5.РАПСОД
По-видимому, общие места современной эстетики мешают нам правильно
оценить наслаждение, которое испытывал милый и безмятежный слепец из Ионии,
показывая нам прекрасные картины прошлого. Пожалуй, нам даже может прийти в
голову назвать это наслаждение. Ужасное, нелепое слово! Что бы подумал грек,
услышав его? Для нас реальное - ощутимое, то, что можно воспринять слухом и
зрением. Нас воспитали в злой век, который расплющил вселенную, сведя ее к
поверхности, к чистой внешности. Когда мы ищем реальность, мы ищем ее
внешние проявления. Но греки понимали под реальностью нечто прямо
противоположное. Реальное - существенное, глубокое и скрытое: не внешность,
а живые источники всякой внешности. Плотин не разрешал художникам писать с
него портрет: по его мнению, это значило бы завещать миру лишь тень своей
тени[10].
Эпический певец встает меж нами с палочкой дирижера в руках. Его слепой
лик инстинктивно повернут к свету. Луч солнца - рука отца, ласкающая лицо
спящего сына. Тело поэта, как стебель гелиотропа, тянется навстречу теплу.

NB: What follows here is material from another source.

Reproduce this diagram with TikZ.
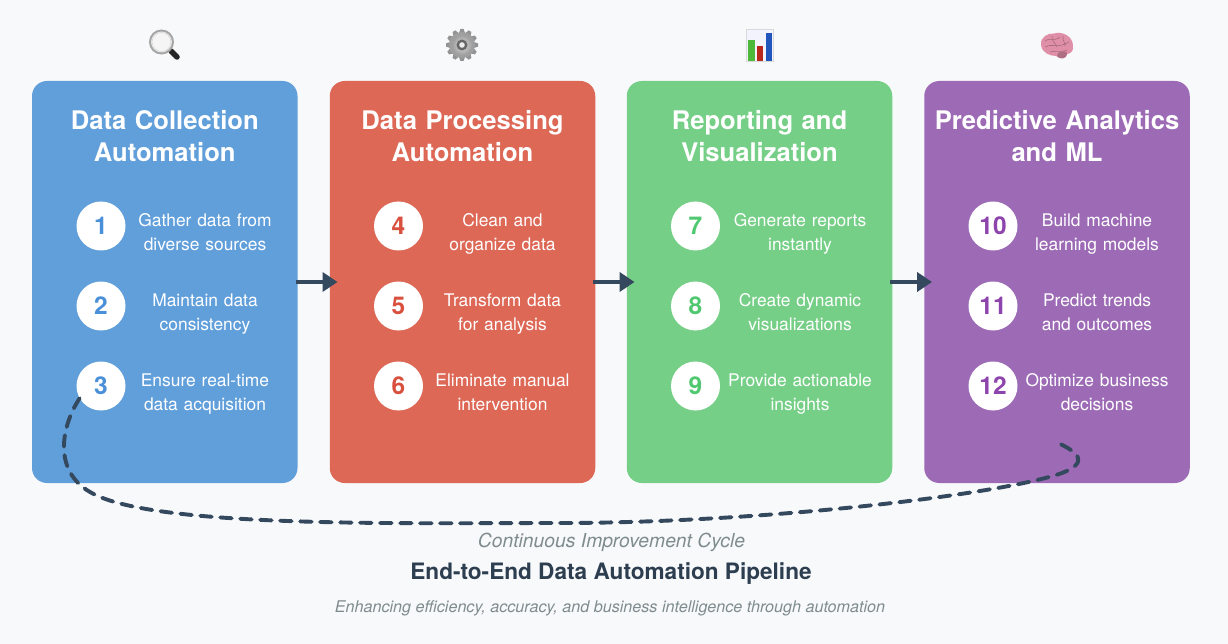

Губы его слегка дрожат, словно струны музыкального инструмента, который
кто-то настраивает. Чего он хочет? Поведать нам о событиях, которые
случились давным-давно. Он начинает говорить. Вернее, не говорить, а
декламировать. Слова, подчиненные строгой дисциплине, как бы оторваны от
жалкого существования, которое они влачат в повседневной речи. Словно
подъемная машина, гекзаметр поддерживает слова в воображаемом воздухе, не
давая им коснуться земли. Это символично. Именно этого и хотел рапсод -
оторвать нас от обыденной жизни. Фразы его ритуальны, речь - торжественна,
как во время богослужения, грамматика - архаична. Из настоящего он берет
только самое возвышенное, например сравнения, касающиеся неизменных явлений
природы - жизни моря, ветра, зверей, птиц,- таким образом время от времени
вбрасывая крохотную частицу настоящего в замкнутую архаическую среду,
служащую для того, чтобы прошлое целиком завладело нами именно как прошлое и
заставило отступить современность.
Такова задача рапсода, такова его роль в построении эпического
произведения. В отличие от современного поэта он не живет, мучимый жаждой
оригинальности. Он знает, что его песнь - не только его. Народное
воображение, создавшее миф задолго до того, как он появился на свет,
выполнило за него главную задачу - сотворило прекрасное. На долю эпического
певца осталось лишь быть добросовестным мастером своего дела.